"In order to support the ongoing viability of Graiseley's care home business, the parties have agreed to a commercial restructuring of Graiseley's debt, which reflects the impact of changes in conditions in this sector over the last few years," London-based Barclays said in a statement.
"Graiseley has withdrawn the litigation."
Anthony Maton, Graiseley's lawyer, didn't immediately respond to an e-mail seeking comment on the lawsuit.
The case has featured a variety of correspondence from company employees that gave an inside glimpse in the bank's Libor operations.
At a hearing last month, lawyers for Graiseley introduced a 2007 e-mail from Jerry Del Missier, the former chief operating officer of Barclays, describing the rates as a "fantasy."
Del Missier and Diamond both resigned in the wake of the Libor scandal in 2012.

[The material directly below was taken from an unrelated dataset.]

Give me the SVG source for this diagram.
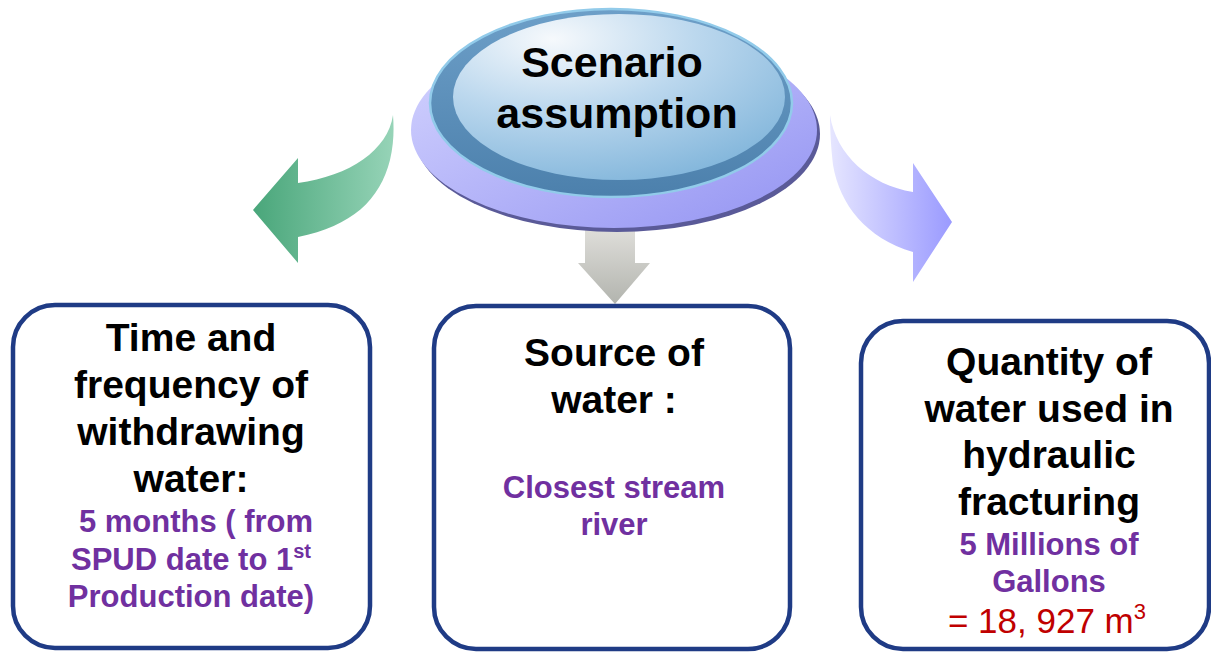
<svg xmlns="http://www.w3.org/2000/svg" width="1211" height="653" viewBox="0 0 1211 653">
  <defs>
    <linearGradient id="lavender" x1="0" y1="0" x2="1" y2="1">
      <stop offset="0" stop-color="#d6d6ff"/>
      <stop offset="1" stop-color="#9393f2"/>
    </linearGradient>
    <linearGradient id="ringBlue" x1="0" y1="0" x2="0" y2="1">
      <stop offset="0" stop-color="#6d9fc8"/>
      <stop offset="1" stop-color="#4c80ac"/>
    </linearGradient>
    <radialGradient id="capFace" cx="0.3" cy="0.15" r="0.95">
      <stop offset="0" stop-color="#f6f9fc"/>
      <stop offset="0.45" stop-color="#bcd8ee"/>
      <stop offset="1" stop-color="#7fb4da"/>
    </radialGradient>
    <linearGradient id="greenArrow" gradientUnits="userSpaceOnUse" x1="253" y1="0" x2="395" y2="0">
      <stop offset="0" stop-color="#49a67a"/>
      <stop offset="1" stop-color="#97d4b8"/>
    </linearGradient>
    <linearGradient id="violetArrow" gradientUnits="userSpaceOnUse" x1="830" y1="0" x2="952" y2="0">
      <stop offset="0" stop-color="#e6e6ff"/>
      <stop offset="1" stop-color="#9a9aff"/>
    </linearGradient>
    <linearGradient id="greyArrow" gradientUnits="userSpaceOnUse" x1="0" y1="232" x2="0" y2="304">
      <stop offset="0" stop-color="#dddcd8"/>
      <stop offset="1" stop-color="#b2b4ae"/>
    </linearGradient>
    <style>
      .box { fill: #ffffff; stroke: #1f3b85; stroke-width: 4.5; }
      .head { font-family: "Liberation Sans", Arial, sans-serif; font-weight: bold; font-size: 39px; fill: #000000; text-anchor: middle; }
      .note { font-family: "Liberation Sans", Arial, sans-serif; font-weight: bold; font-size: 31px; fill: #7030a0; text-anchor: middle; }
      .qty { font-family: "Liberation Sans", Arial, sans-serif; font-size: 35px; fill: #c00000; text-anchor: middle; }
      .title { font-family: "Liberation Sans", Arial, sans-serif; font-weight: bold; font-size: 43px; fill: #000000; text-anchor: middle; }
    </style>
  </defs>

  <!-- curved and straight arrows leading out of the central disc -->
  <g id="connectors">
    <path d="M393,115 C388,150 350,176 298,183 L298,158 L253,210 L298,263 L298,237 C352,226 380,200 390,160 C394,143 394,128 393,115 Z" fill="url(#greenArrow)"/>
    <path d="M830,115 C836,155 870,185 913,192 L913,163 L952,222 L913,282 L913,252 C866,238 840,205 833,165 C831,148 830,130 830,115 Z" fill="url(#violetArrow)"/>
    <path d="M585,225 L635,225 L635,263 L650,263 L615,304 L578,263 L585,263 Z" fill="url(#greyArrow)"/>
  </g>

  <!-- central disc -->
  <g id="scenario">
    <ellipse cx="617" cy="134" rx="203" ry="98" fill="#5a5a98"/>
    <ellipse cx="614" cy="130" rx="203" ry="98" fill="url(#lavender)"/>
    <ellipse cx="611" cy="103" rx="181" ry="94" fill="url(#ringBlue)" stroke="#92cbea" stroke-width="2.5"/>
    <ellipse cx="619" cy="97" rx="166" ry="83" fill="url(#capFace)"/>
    <text class="title" x="612" y="77">Scenario</text>
    <text class="title" x="617" y="128">assumption</text>
  </g>

  <g id="timing">
    <rect class="box" x="13" y="305" width="357" height="343" rx="42"/>
    <text class="head" x="191" y="351">Time and</text>
    <text class="head" x="191" y="398">frequency of</text>
    <text class="head" x="191" y="445">withdrawing</text>
    <text class="head" x="191" y="492">water:</text>
    <text class="note" x="196" y="532">5 months ( from</text>
    <text class="note" x="191" y="570">SPUD date to 1<tspan font-size="20" dy="-12">st</tspan></text>
    <text class="note" x="191" y="607">Production date)</text>
  </g>

  <g id="source">
    <rect class="box" x="434" y="306" width="356" height="343" rx="42"/>
    <text class="head" x="614" y="366">Source of</text>
    <text class="head" x="614" y="413">water :</text>
    <text class="note" x="614" y="498">Closest stream</text>
    <text class="note" x="614" y="535">river</text>
  </g>

  <g id="quantity">
    <rect class="box" x="861" y="321" width="348" height="328" rx="42"/>
    <text class="head" x="1049" y="375">Quantity of</text>
    <text class="head" x="1049" y="422">water used in</text>
    <text class="head" x="1049" y="468">hydraulic</text>
    <text class="head" x="1049" y="515">fracturing</text>
    <text class="note" x="1049" y="555">5 Millions of</text>
    <text class="note" x="1049" y="592">Gallons</text>
    <text class="qty" x="1047" y="633">= 18, 927 m<tspan font-size="22" dy="-14">3</tspan></text>
  </g>
</svg>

Barclays has said Guardian owes about 70 million pounds (NZ$135 million) including loans. The swaps, which were designed to lower the company's exposure to rising interest rates, ended up costing Guardian about 12 million pounds.
In court documents from a January hearing, Guardian's lawyers said the company couldn't get an overdraft or refinance its loans because of the dispute and its resources were "stretched to the limit."
They said Guardian's aim was "to be relieved of the financial burden of these instruments, to refinance and to start growing their" business again.
Guardian sued the bank to invalidate the swap, and later added Libor allegations to its case, saying that it should have been told the benchmark was rigged.
"It has always been the Libor element that has been the most interesting part, so obviously there'll be no precedent," said Tom Hibbert, a lawyer at Reynolds Porter Chamberlain LLP in London who isn't involved in the lawsuit.
"People will see the fact that Barclays has settled a case which has Libor elements as an interesting development and possibly one that is encouraging."
Britain's only other lawsuit linked to Libor-rigging is Indian property firm Unitech's case against Deutsche Bank.
In November, Unitech, in a joint court of appeal hearing with Guardian, won permission to seek to void an interest-rate swap that was pegged to the benchmark.